- Born: 1938 (age 86–87) Camberwell Victoria Australia
- Died: 03 October 2024 Melbourne, Victoria
- Citizenship: Australia
- Education: Camberwell High School; Melbourne University;
- Known for: Indigenous rights; Climate change; 2007 IPCC Nobel Peace Prize; Quakerism;
- Spouse: Diana Pittock
- Children: Jamie Pittock; Mathew Pittock; Chris Pittock;
- Scientific career
- Institutions: CSIRO (1965–1999);
- Thesis: (1963)

= Barrie Pittock =

Australian climate & environment scientist

Albert Barrie Pittock (born 1938) is an Australian climatologist, environment scientist, author, and advocate for the rights of Indigenous Australians. He was among the many recipients of the 2007 Nobel Peace Prize.

==Early life and education==
Barrie Pittock was born in Warrnambool, and grew up in Camberwell, Victoria, Australia. After attending Camberwell High School, he studied at Melbourne University, and attained his PhD in physics in 1963. While there became concerned about the educational (and other) inequalities facing Aboriginal communities in outback Australia.

== Human rights ==
From his teenage years onwards, but especially in the 1960s, Pittock was an active campaigner for Indigenous rights and educational opportunities for Aboriginal Australian and Torres Strait Islander people.

As a member of the Federal Council for the Advancement of Aborigines and Torres Strait Islanders, he became the convener of its Legislative Reform group in 1966, which led to his extensive involvement in the 1967 Aboriginal referendum and 1968 Aboriginal land rights campaigns.

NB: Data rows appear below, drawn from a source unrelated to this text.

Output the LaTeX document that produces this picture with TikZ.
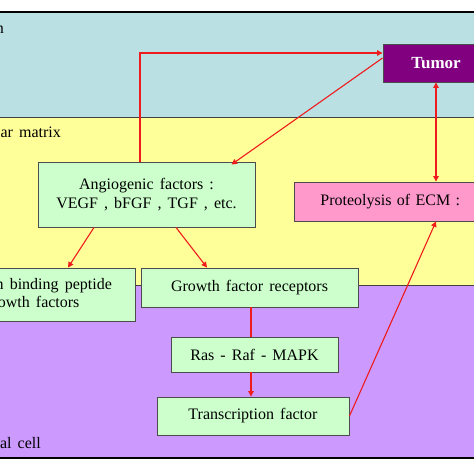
\documentclass[tikz,border=0pt]{standalone}
\usepackage{fontspec}
\setmainfont{Liberation Serif}
\usetikzlibrary{calc,arrows.meta}
\definecolor{zoneblue}{HTML}{BBE0E3}
\definecolor{zoneyellow}{HTML}{FFFF99}
\definecolor{zonepurple}{HTML}{CC99FF}
\definecolor{boxgreen}{HTML}{CCFFCC}
\definecolor{boxpink}{HTML}{FF99CC}
\definecolor{tumorpurple}{HTML}{800080}
\definecolor{arrowred}{HTML}{EE1C1C}
\newcommand{\boxfont}{\fontsize{16}{18.5}\selectfont\spaceskip=0.38em plus 0.1em\relax}

\begin{document}
\begin{tikzpicture}[x=1pt, y=-1pt,
    box/.style={draw=black!70, line width=0.9pt, fill=boxgreen, align=center, inner sep=0pt,
                font=\boxfont},
    tumorbox/.style={box, fill=tumorpurple, text=white, font=\fontsize{17}{19}\selectfont\bfseries},
    ecmbox/.style={box, fill=boxpink, anchor=west, text width=190pt, align=left,
                   inner xsep=26pt, minimum height=39pt},
    arrow/.style={-{Triangle[length=5.5pt, width=5.5pt]}, draw=arrowred, line width=1.1pt},
    link/.style={draw=arrowred, line width=1.1pt},
    zone/.style={font=\boxfont, inner sep=0pt}
  ]
    \useasboundingbox (0,0) rectangle (474,474);
    \clip (0,0) rectangle (474,474);

    % zones
    \fill[zoneblue]   (-5,12)  rectangle (479,117);
    \fill[zoneyellow] (-5,117) rectangle (479,285);
    \fill[zonepurple] (-5,285) rectangle (479,458);
    \draw[black!75, line width=0.8pt] (-5,117) -- (479,117);
    \draw[black!75, line width=0.8pt] (-5,285) -- (479,285);
    \draw[black, line width=2pt] (-5,12) -- (479,12);
    \draw[black, line width=2pt] (-5,458) -- (479,458);

    \node[zone, anchor=base east] (lumen) at (4,33)   {Tumor region};
    \node[zone, anchor=base east] (ecmz)  at (61,137) {Extracellular matrix};
    \node[zone, anchor=base east] (cell)  at (41,448) {Endothelial cell};

    % boxes
    \node[tumorbox, minimum width=106pt, minimum height=38pt] (tumor) at (436,63) {Tumor};
    \node[box, minimum width=217pt, minimum height=65pt] (angio) at (146.5,194.5)
      {Angiogenic factors :\\VEGF , bFGF , TGF , etc.};
    \node[ecmbox] (ecm) at (294,201.5) {Proteolysis of ECM :};
    \node[box, minimum width=206pt, minimum height=53pt] (hep) at (32,294.5)
      {Heparin binding peptide\\growth factors};
    \node[box, minimum width=217pt, minimum height=39pt] (gfr) at (249.5,287.5)
      {Growth factor receptors};
    \node[box, minimum width=167pt, minimum height=35pt] (ras) at (254.5,354.5)
      {Ras - Raf - MAPK};
    \node[box, minimum width=192pt, minimum height=38pt] (tf) at (253,416)
      {Transcription factor};

    % connectors
    \coordinate (bend) at (140,53);
    \coordinate (sig)  at (251,0);
    \draw[arrow] (angio.north -| bend) |- (tumor.west |- bend);
    \draw[arrow] ([yshift=5pt]tumor.west) -- ([xshift=-24pt,yshift=-3pt]angio.north east);
    \draw[arrow, {Triangle[length=5.5pt, width=5.5pt]}-{Triangle[length=5.5pt, width=5.5pt]}]
      (tumor.south) -- (tumor.south |- ecm.north);
    \draw[arrow] ([xshift=-52.5pt]angio.south) -- ([xshift=36pt]hep.north);
    \draw[arrow] ([xshift=29.5pt]angio.south) -- ([xshift=-42.5pt]gfr.north);
    \draw[link]  (gfr.south -| sig) -- (ras.north -| sig);
    \draw[arrow] (ras.south -| sig) -- (tf.north -| sig);
    \draw[arrow] (tf.east) -- (tumor.south |- ecm.south);
  \end{tikzpicture}
\end{document}
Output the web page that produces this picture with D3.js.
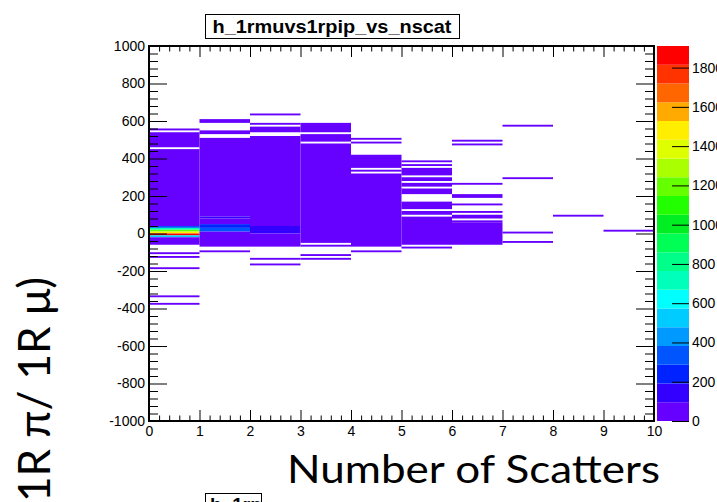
<!DOCTYPE html>
<html>
<head>
<meta charset="utf-8">
<script src="https://cdn.jsdelivr.net/npm/d3@7"></script>
<style>
  html, body { margin: 0; padding: 0; background: #fff; }
  svg { display: block; }
</style>
</head>
<body>
<svg id="chart" width="717" height="502"></svg>
<script>
// ---------------- data ----------------
const histTitle = "h_1rmuvs1rpip_vs_nscat";
const xAxisTitle = "Number of Scatters";
const yAxisTitle = "1R \u03c0/ 1R \u03bc)";
const xTickLabels = ["0","1","2","3","4","5","6","7","8","9","10"];
const yTickLabels = ["-1000","-800","-600","-400","-200","0","200","400","600","800","1000"];
const zTickLabels = ["0","200","400","600","800","1000","1200","1400","1600","1800"];
const zMax = 1910;
const paletteColors = ["#6600ff","#3300ff","#0022ff","#0055ff","#0099ff","#00ccff","#00ffff","#00ffbb","#00ff88","#00ff55",
                       "#00ee22","#22ff00","#66ff00","#aaff00","#ddff00","#ffee00","#ffaa00","#ff6600","#ff3300","#ff0000"];
// nscat bin low edges
const nscatBins = [0,1,2,3,4,5,6,7,8,9];
// per nscat bin: [yLow, yHigh, entries]
const col0 = [[550,560,15],[460,540,25],[40,450,40],[30,40,380],[20,30,720],[10,20,1150],[0,10,1500],[-10,0,1850],[-20,-10,480],[-60,-20,40],[-110,-100,10],[-130,-120,10],[-190,-180,10],[-340,-330,10],[-380,-370,10]];
const col1 = [[590,610,15],[530,550,15],[90,510,40],[80,90,150],[50,80,40],[30,50,230],[10,30,320],[-70,10,40],[-100,-90,10]];
const col2 = [[630,640,10],[580,590,10],[540,570,15],[40,520,40],[0,40,130],[-70,0,40],[-140,-130,10],[-170,-160,10]];
const col3 = [[540,590,15],[490,530,20],[-50,480,35],[-70,-60,10],[-120,-110,10],[-140,-130,10]];
const col4 = [[500,510,10],[480,490,10],[350,420,20],[330,340,15],[-70,320,30],[-100,-90,10]];
const col5 = [[380,390,10],[360,370,10],[310,350,15],[280,300,15],[250,270,15],[210,240,15],[130,170,20],[100,120,20],[-60,90,25],[-80,-70,10]];
const col6 = [[490,500,5],[470,480,5],[260,270,5],[190,210,8],[150,160,5],[110,120,5],[80,100,8],[60,70,5],[-60,60,15]];
const col7 = [[570,580,2],[290,300,2],[0,10,3],[-50,-40,2]];
const col8 = [[90,100,1]];
const col9 = [[10,20,1]];
const columns = [col0,col1,col2,col3,col4,col5,col6,col7,col8,col9];

// ---------------- drawing ----------------
const svg = d3.select("#chart");
const L = 149, R = 654, T = 46, B = 421;
const x = d3.scaleLinear().domain([0, 10]).range([L, R]);
const y = d3.scaleLinear().domain([-1000, 1000]).range([B, T]);
const color = d3.scaleQuantize().domain([0, zMax]).range(paletteColors);
const z = d3.scaleLinear().domain([0, zMax]).range([B, T]);

// cells
const cells = [];
columns.forEach((col, i) => col.forEach(s => cells.push({x0: nscatBins[i], x1: nscatBins[i] + 1, y0: s[0], y1: s[1], v: s[2]})));
svg.append("g").selectAll("rect").data(cells).join("rect")
  .attr("x", d => x(d.x0))
  .attr("width", d => x(d.x1) - x(d.x0))
  .attr("y", d => y(d.y1))
  .attr("height", d => y(d.y0) - y(d.y1))
  .attr("fill", d => color(d.v));

const font = "'Liberation Sans', Arial, Helvetica, sans-serif";

// ticks helper
function styleAxis(g) {
  g.select(".domain").remove();
  g.selectAll("line").attr("stroke", "#000").attr("stroke-width", 1);
  g.selectAll("text").attr("font-family", font).attr("font-size", 14).attr("fill", "#000");
}
const yMajor = yTickLabels.map(Number);
const yMinor = d3.range(-1000, 1001, 40).filter(v => v % 200 !== 0);
const xMajor = xTickLabels.map(Number);
const xMinor = d3.range(0, 50).map(k => k / 5).filter(v => Math.abs(v - Math.round(v)) > 1e-6);

svg.append("g").attr("transform", `translate(${L},0)`)
  .call(d3.axisLeft(y).tickValues(yMajor).tickSize(-18).tickPadding(4).tickFormat((d, i) => yTickLabels[i]))
  .call(styleAxis);
svg.append("g").attr("transform", `translate(${L},0)`)
  .call(d3.axisLeft(y).tickValues(yMinor).tickSize(-9).tickFormat(""))
  .call(styleAxis);
svg.append("g").attr("transform", `translate(${R},0)`)
  .call(d3.axisRight(y).tickValues(yMajor).tickSize(-18).tickFormat(""))
  .call(styleAxis);
svg.append("g").attr("transform", `translate(${R},0)`)
  .call(d3.axisRight(y).tickValues(yMinor).tickSize(-9).tickFormat(""))
  .call(styleAxis);
svg.append("g").attr("transform", `translate(0,${B})`)
  .call(d3.axisBottom(x).tickValues(xMajor).tickSize(-11).tickPadding(5).tickFormat((d, i) => xTickLabels[i]))
  .call(styleAxis);
svg.append("g").attr("transform", `translate(0,${B})`)
  .call(d3.axisBottom(x).tickValues(xMinor).tickSize(-5.5).tickFormat(""))
  .call(styleAxis);
svg.append("g").attr("transform", `translate(0,${T})`)
  .call(d3.axisTop(x).tickValues(xMajor).tickSize(-11).tickFormat(""))
  .call(styleAxis);
svg.append("g").attr("transform", `translate(0,${T})`)
  .call(d3.axisTop(x).tickValues(xMinor).tickSize(-5.5).tickFormat(""))
  .call(styleAxis);

// frame
svg.append("rect").attr("x", L).attr("y", T).attr("width", R - L).attr("height", B - T)
  .attr("fill", "none").attr("stroke", "#000").attr("stroke-width", 2);

// palette
const PL = 657, PR = 689;
svg.append("g").selectAll("rect").data(paletteColors).join("rect")
  .attr("x", PL).attr("width", PR - PL)
  .attr("y", c => z(color.invertExtent(c)[1]))
  .attr("height", c => z(color.invertExtent(c)[0]) - z(color.invertExtent(c)[1]))
  .attr("fill", c => c);
svg.append("g").attr("transform", `translate(${PR},0)`)
  .call(d3.axisRight(z).tickValues(zTickLabels.map(Number)).tickSize(-17).tickPadding(3).tickFormat((d, i) => zTickLabels[i]))
  .call(styleAxis);

// title box
svg.append("rect").attr("x", 205.5).attr("y", 14.5).attr("width", 254).attr("height", 24)
  .attr("fill", "#fff").attr("stroke", "#000").attr("stroke-width", 1);
svg.append("text").attr("x", 332).attr("y", 33).attr("text-anchor", "middle")
  .attr("font-family", font).attr("font-weight", "bold").attr("font-size", 19)
  .attr("textLength", 239).attr("lengthAdjust", "spacingAndGlyphs")
  .text(histTitle);

// axis titles
svg.append("text").attr("x", 287).attr("y", 483)
  .attr("font-family", "Lato, 'Open Sans', sans-serif").attr("font-size", 38)
  .attr("textLength", 373).attr("lengthAdjust", "spacingAndGlyphs")
  .text(xAxisTitle);
svg.append("text").attr("transform", "translate(50,277) rotate(-90)").attr("text-anchor", "end")
  .attr("font-family", "Lato, 'Open Sans', sans-serif").attr("font-size", 44)
  .text(yAxisTitle);

// lower (cropped) title box
const clip = svg.append("clipPath").attr("id", "lowbox");
clip.append("rect").attr("x", 205.5).attr("y", 493.5).attr("width", 56).attr("height", 30);
svg.append("rect").attr("x", 205.5).attr("y", 493.5).attr("width", 56).attr("height", 30)
  .attr("fill", "#fff").attr("stroke", "#000").attr("stroke-width", 1);
svg.append("text").attr("x", 210).attr("y", 511).attr("clip-path", "url(#lowbox)")
  .attr("font-family", font).attr("font-weight", "bold").attr("font-size", 19)
  .text(histTitle);
</script>
</body>
</html>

He served on the committee of the Victorian Association for Immigration Reform from its formation in 1960, and on the Quaker Service Council of Australia from its inception in 1964.

== Climate change ==
In the 1970s he became aware of the potential for a global "nuclear winter" should warfare break out in the Northern Hemisphere, and of the slow progressive warming of the climate generally. He has written extensively on climate change, and been a campaigner for government policy to address it.

In the 1990s he was a member of the Climate Impact Group within the CSIRO, and was one of 16 Australian delegates to the Intergovernmental Panel on Climate Change.

== Awards ==
In 2019 he was awarded the Medal of the Order of Australia.

Pittock was a member of the Intergovernmental Panel on Climate Change that received the 2007 Nobel Peace Prize jointly with Al Gore.

In 1999 he was awarded an Australian Government Public Service Medal.

Upon graduating in 1963, he was awarded a Fulbright Scholarship to study at the National Center for Atmospheric Research in Boulder, Colorado, United States.

== Personal life ==
In 1956 Pittock was a conscientious objector to compulsory military training associated with the Korean War, and began attending Quaker meetings, where he was drawn to the testimonies of peace and equality. In 1959 he was formally accepted into membership of the Victoria Regional Meeting of Quakers in Australia.

In 1969 he presented the sixth James Backhouse Lecture "Toward a Multi-Racial Society".

After his retirement in 1999, Pittock continued writing and campaigning for climate change mitigation and for Indigenous rights, but his writing and other activities have dwindled since he was diagnosed with Alzheimer's disease in 2014.

He was a featured resident of Mayflower Village in 2019.